What’s Next for Containers?
FL: Based on your experience with distributed systems, do you think that we’re going to have a similar path where some of these companies like Google, where you’ve really solved hard networking problems, the solutions there will actually trickle into mainstream maybe even with initiatives such as the Container Network Interface and other projects that are out there?
CM: Yes, and I think this is a big data problem. Plus, it’s all the rage today for you to take very large data sets and apply algorithms that are collectively known as machine learning or correlation algorithms, and you can extract insights from the data that were not previously visible.
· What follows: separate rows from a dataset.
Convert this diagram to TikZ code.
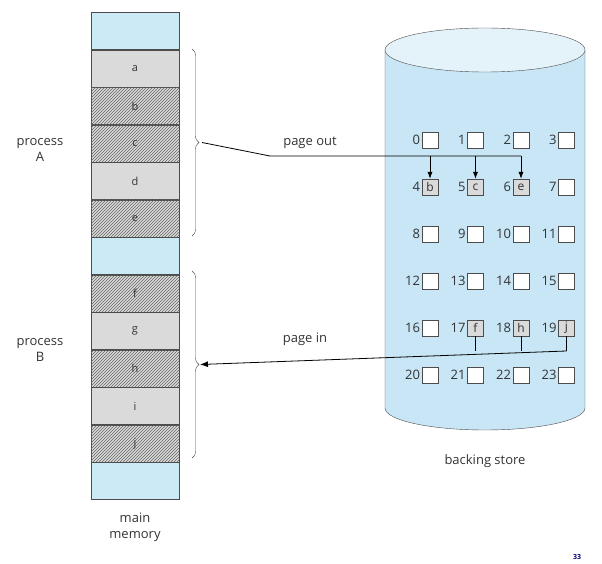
\documentclass[tikz,border=0pt]{standalone}
\usepackage{fontspec}
\setmainfont{Open Sans}
\usetikzlibrary{patterns,arrows.meta,decorations.pathreplacing,calc}
\definecolor{memblue}{RGB}{204,234,246}
\definecolor{memgray}{RGB}{218,218,218}
\definecolor{storeblue}{RGB}{200,230,245}
\tikzset{
  cell/.style={draw=black!70, fill=memgray, minimum width=88pt, minimum height=37.5pt, inner sep=0pt, font=\fontsize{11}{13}\selectfont, text=black!80},
  freecell/.style={cell, fill=memblue},
  pcell/.style={cell, postaction={pattern=north east lines, pattern color=black!60}},
  slot/.style={draw=black!70, fill=white, minimum size=16pt, inner sep=0pt, font=\fontsize{12}{14}\selectfont, text=black!80},
  used/.style={slot, fill=memgray},
  num/.style={anchor=east, inner sep=1.5pt, font=\fontsize{13}{15}\selectfont, text=black!80},
  lbl/.style={font=\fontsize{13}{16}\selectfont, text=black!80, align=center},
}
\begin{document}
\begin{tikzpicture}[x=1pt,y=-1pt]
	\useasboundingbox (0,0) rectangle (602,564);
	% main memory
	\foreach \name/\txt/\sty [count=\i from 0] in {t0//freecell, a/a/cell, b/b/pcell, c/c/pcell, d/d/cell, e/e/pcell, t1//freecell, f/f/pcell, g/g/cell, h/h/pcell, i/i/cell, j/j/pcell, t2//freecell}
		\node[\sty, minimum height=37pt] (m\name) at (135,{31+37.5*\i}) {\txt};
	\node[lbl] (mainmem) at (135,527) {main\\memory};
	\draw[decorate, decoration={brace, amplitude=7pt}, black!70] (192,49) -- (192,236) coordinate[pos=0.5] (braceA);
	\draw[decorate, decoration={brace, amplitude=7pt}, black!70] (192,271) -- (192,458) coordinate[pos=0.5] (braceB);
	\node[lbl] (procA) at (40,150) {process\\A};
	\node[lbl] (procB) at (40,350) {process\\B};
	% backing store
	\fill[storeblue] (385,50) -- (385,408) arc[start angle=180, end angle=0, x radius=100, y radius=22] -- (585,50) -- cycle;
	\draw[black!70] (385,50) -- (385,408) arc[start angle=180, end angle=0, x radius=100, y radius=22] -- (585,50);
	\draw[black!70, fill=storeblue!50] (485,50) ellipse[x radius=100, y radius=22];
	\node[lbl] (store) at (485,461) {backing store};
	\foreach \r in {0,...,5}
		\foreach \c in {0,...,3} {
			\pgfmathtruncatemacro{\n}{4*\r+\c}
			\node[slot] (s\n) at ({430+45.5*\c},{140+47*\r}) {};
			\node[num] at (s\n.west) {\n};
		}
	\node[used] at (s4) {b};
	\node[used] at (s5) {c};
	\node[used] at (s6) {e};
	\node[used] at (s17) {f};
	\node[used] at (s18) {h};
	\node[used] at (s19) {j};
	% page out
	\coordinate (outbend) at (270,156);
	\draw[thick] ($(braceA)+(10,0)$) -- (outbend) -- (s6 |- outbend);
	\foreach \n in {4,5,6}
		\draw[thick, -{Latex[length=7pt]}] (s\n |- outbend) -- (s\n.north);
	\node[lbl] (pageout) at (310,143) {page out};
	% page in
	\coordinate (inbar) at (s17 |- 0,351);
	\foreach \n in {17,18,19}
		\draw[thick] (s\n.south) -- (s\n |- inbar);
	\draw[thick, -{Latex[length=8pt]}] (s19 |- inbar) -- ($(braceB)+(8,0)$);
	\node[lbl] (pagein) at (305,339) {page in};
	\node[font=\fontsize{7}{8}\selectfont\bfseries, text=blue!50!black] (pgnum) at (577,557) {33};
\end{tikzpicture}
\end{document}
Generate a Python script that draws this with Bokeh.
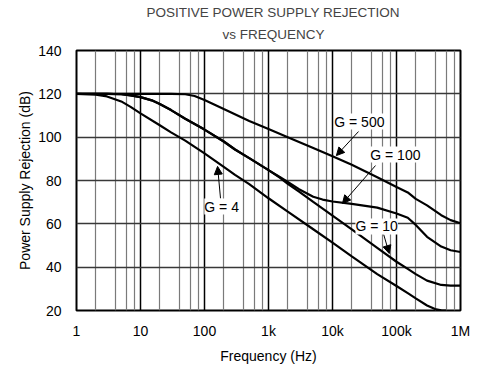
from bokeh.plotting import figure
from bokeh.models import Range1d, FixedTicker, Label, Arrow, NormalHead, Title
from bokeh.embed import file_html
from bokeh.resources import INLINE

# ---- data ----
x_ticks = [1, 10, 100, 1000, 10000, 100000, 1000000]
x_tick_labels = ["1", "10", "100", "1k", "10k", "100k", "1M"]
x_minor = [2, 4, 6, 8, 20, 40, 60, 80, 200, 400, 600, 800,
           2000, 4000, 6000, 8000, 20000, 40000, 60000, 80000,
           200000, 400000, 600000, 800000]
y_ticks = [20, 40, 60, 80, 100, 120, 140]
y_grid = [40, 60, 80, 100, 120]

freq_g500 = [1, 10, 30, 50, 70, 100, 200, 500, 1000, 2000, 5000, 10000,
             20000, 50000, 100000, 150000, 200000, 300000, 500000, 700000, 1000000]
db_g500 = [120, 120, 120, 119.8, 119, 117.2, 113, 107.5, 103.8, 100, 95, 91.2,
           87.3, 81.5, 77, 74.5, 71.5, 68.5, 64, 61.7, 60.3]

freq_g100 = [1, 3, 5, 7, 10, 15, 20, 30, 50, 100, 200, 300, 500, 1000, 1500,
             2000, 3000, 5000, 7000, 10000, 20000, 50000, 100000, 150000,
             200000, 300000, 500000, 700000, 1000000]
db_g100 = [120, 120, 119.8, 119.3, 118.5, 117, 115.3, 112.5, 108.5, 103.5, 98,
           94.3, 90.3, 84.8, 81.6, 79.3, 76, 72.5, 71.2, 70.3, 69.2, 67.5, 64.8,
           62.8, 59.5, 54, 49.5, 47.8, 47]

freq_g10 = [1, 3, 5, 7, 10, 15, 20, 30, 50, 100, 200, 300, 500, 1000, 1500,
            2000, 3000, 5000, 10000, 20000, 50000, 100000, 150000, 200000,
            300000, 500000, 700000, 1000000]
db_g10 = [120, 120, 119.8, 119.3, 118.5, 117, 115.3, 112.5, 108.5, 103.5, 98,
          94.3, 90.3, 84.8, 81.3, 78.5, 74.9, 70.1, 63.8, 57.4, 48.9, 42.5,
          39.2, 36.8, 33.8, 31.8, 31.5, 31.5]

freq_g4 = [1, 2, 3, 5, 7, 10, 20, 30, 50, 100, 200, 300, 500, 1000, 2000,
           5000, 10000, 20000, 50000, 100000, 150000, 200000, 300000, 400000,
           500000, 600000]
db_g4 = [120, 119.6, 118.8, 116.5, 114, 111, 105.5, 102.2, 98.4, 92.5, 86.3,
         82.6, 78.3, 71.8, 65.6, 57.5, 51.3, 45, 36.8, 31.3, 28, 25.6, 22.3,
         20.7, 20.1, 20]

FONT = "Liberation Sans"
FS = "14px"
TFS = "13.5px"

p = figure(frame_width=384, frame_height=260, x_axis_type="log",
           x_range=Range1d(1, 1000000), y_range=Range1d(20, 140),
           output_backend="svg", toolbar_location=None,
           min_border_left=76, min_border_right=12,
           min_border_top=50, min_border_bottom=40)

p.add_layout(Title(text="vs FREQUENCY", align="left", offset=146,
                   text_font=FONT, text_font_size=TFS,
                   text_font_style="normal", standoff=17), "above")
p.add_layout(Title(text="POSITIVE POWER SUPPLY REJECTION", align="left",
                   offset=70, text_font=FONT, text_font_size=TFS,
                   text_font_style="normal", standoff=-7), "above")

p.outline_line_color = "black"
p.outline_line_width = 2
p.outline_line_alpha = 1
p.background_fill_color = "white"
p.border_fill_color = "white"

p.xaxis.ticker = FixedTicker(ticks=x_ticks, minor_ticks=[])
p.xaxis.major_label_overrides = dict(zip(x_ticks, x_tick_labels))
p.yaxis.ticker = FixedTicker(ticks=y_ticks, minor_ticks=[])

p.axis.axis_line_color = None
p.axis.major_tick_line_color = None
p.axis.minor_tick_line_color = None
p.axis.major_label_text_font = FONT
p.axis.major_label_text_font_size = FS
p.axis.major_label_text_color = "black"
p.axis.axis_label_text_font = FONT
p.axis.axis_label_text_font_size = FS
p.axis.axis_label_text_font_style = "normal"
p.axis.axis_label_text_color = "black"
p.xaxis.axis_label = "Frequency (Hz)"
p.yaxis.axis_label = "Power Supply Rejection (dB)"
p.xaxis.major_label_standoff = 6
p.yaxis.major_label_standoff = 9
p.xaxis.axis_label_standoff = 6
p.yaxis.axis_label_standoff = 2

p.xgrid.ticker = FixedTicker(ticks=x_ticks, minor_ticks=x_minor)
p.xgrid.grid_line_color = "black"
p.xgrid.grid_line_width = 1.5
p.xgrid.grid_line_alpha = 1
p.xgrid.minor_grid_line_color = "#7a7a7a"
p.xgrid.minor_grid_line_width = 1.2
p.ygrid.ticker = FixedTicker(ticks=y_grid, minor_ticks=[])
p.ygrid.grid_line_color = "#383838"
p.ygrid.grid_line_width = 1.5
p.ygrid.grid_line_alpha = 1

for fx, dy in [(freq_g500, db_g500), (freq_g100, db_g100),
               (freq_g10, db_g10), (freq_g4, db_g4)]:
    p.line(fx, dy, line_color="black", line_width=2.2)

arrows = [
    (25500, 102.6, 11500, 91.5),
    (47000, 86.9, 14300, 69.4),
    (63000, 55.1, 77000, 46.3),
    (178, 71.7, 160, 86.5),
]
for xs, ys, xe, ye in arrows:
    p.add_layout(Arrow(end=NormalHead(size=8, fill_color="black",
                                      line_color="black", line_width=1),
                       x_start=xs, y_start=ys, x_end=xe, y_end=ye,
                       line_color="black", line_width=1))

labels = [
    (26300, 107.2, "G = 500"),
    (96000, 92.0, "G = 100"),
    (49000, 58.8, "G = 10"),
    (185, 68.0, "G = 4"),
]
for lx, ly, lt in labels:
    p.add_layout(Label(x=lx, y=ly, text=lt, text_align="center",
                       text_baseline="middle", text_font=FONT,
                       text_font_size=FS, text_color="black",
                       background_fill_color="white"))

open("out.html", "w").write(file_html(p, INLINE))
That’s being done by distributed systems because they’re more cost effective to scale and this exacerbates the network bandwidth problem.
The Future of Distributed Computing
FL: It sounds like you’re saying that you believe there’s going to be a future where there are a lot more clouds than just the three or four centralized clouds we currently have and there are going to be clouds at the edge.
CM: Yes. Much of this revolves around how cheap processors have gotten. We can build clouds of cheap processors connected to very inexpensive sensors and readers at the edge. They’ll be a self-contained cloud. You could have tens of thousands of these in a single location. They may not even need to be connected to the Internet as they can function on their own. They’re their own cloud. It’s similar to the technology we were building at the very beginning of distributed computing.